What would this do to the current price of gold and silver?

Dr Jerome
Dr Jerome

Senator Farley
You claim the 1800s were more stable than since 1900. Consider what a silver dollar would buy in 1801 with 1901--about the same amount of goods. After the creation of paper dollars in 1913, our money has lost 98% of its purchasing power. Is that what you call stability? and what happened in 2008? A near fail of the banking system. Stop the specious arguments and consider the issue of rising national debt. This is a wise proposal that harms nobody and gives the citizens options.

Eaglewolf
Eaglewolf

Considering that our founding fathers intended for our currency to have value and value was determined as silver and gold, this kind of legislation is way overdue.
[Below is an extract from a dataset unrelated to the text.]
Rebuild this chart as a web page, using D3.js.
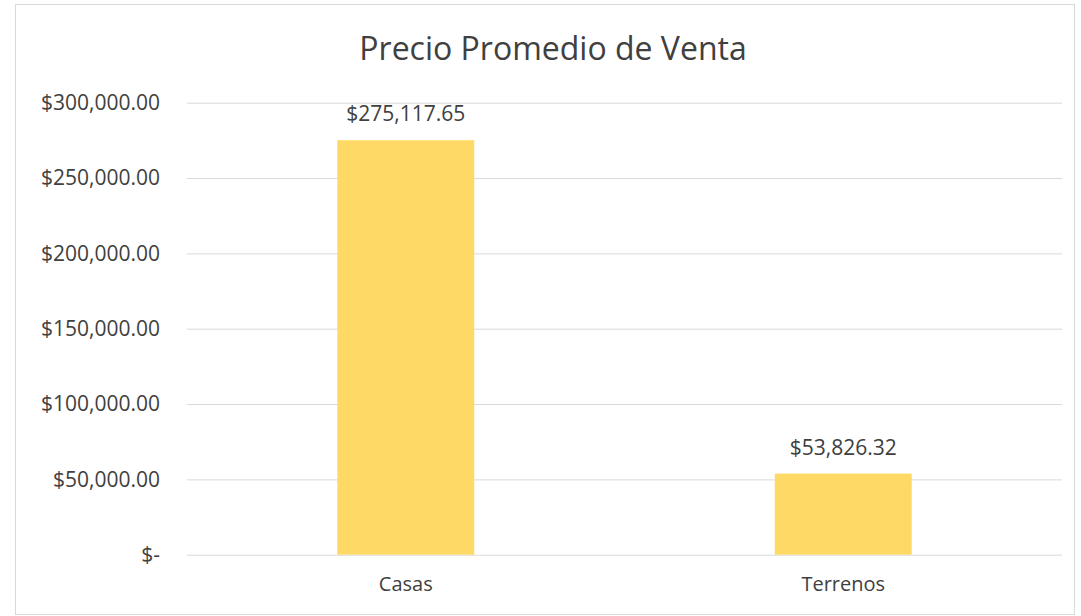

Until 1964, our dimes and greater were 90% silver. When Nixon closed the gold window, the only thing backing the dollar, became the US Gov. Now the Fed has 3 Trillion in Treasury Debt and is the largest holder of the 16.6 trillion in US Debt. China is now a distant 2nd at 1 Trillion. GO AZ!

Dr Jerome
Dr Jerome

@ ascrane
Absolutely nothing. Prices of Gold and Silver are managed by the Federal Reserve and other central banks of Europe colluding in the futures market--by Ben Bernanke's own public admission.

Fromthemiddle
Fromthemiddle

And people are panicking, (including my President who is playing chicken little) that we will have to "cut" 2.5% of the budget.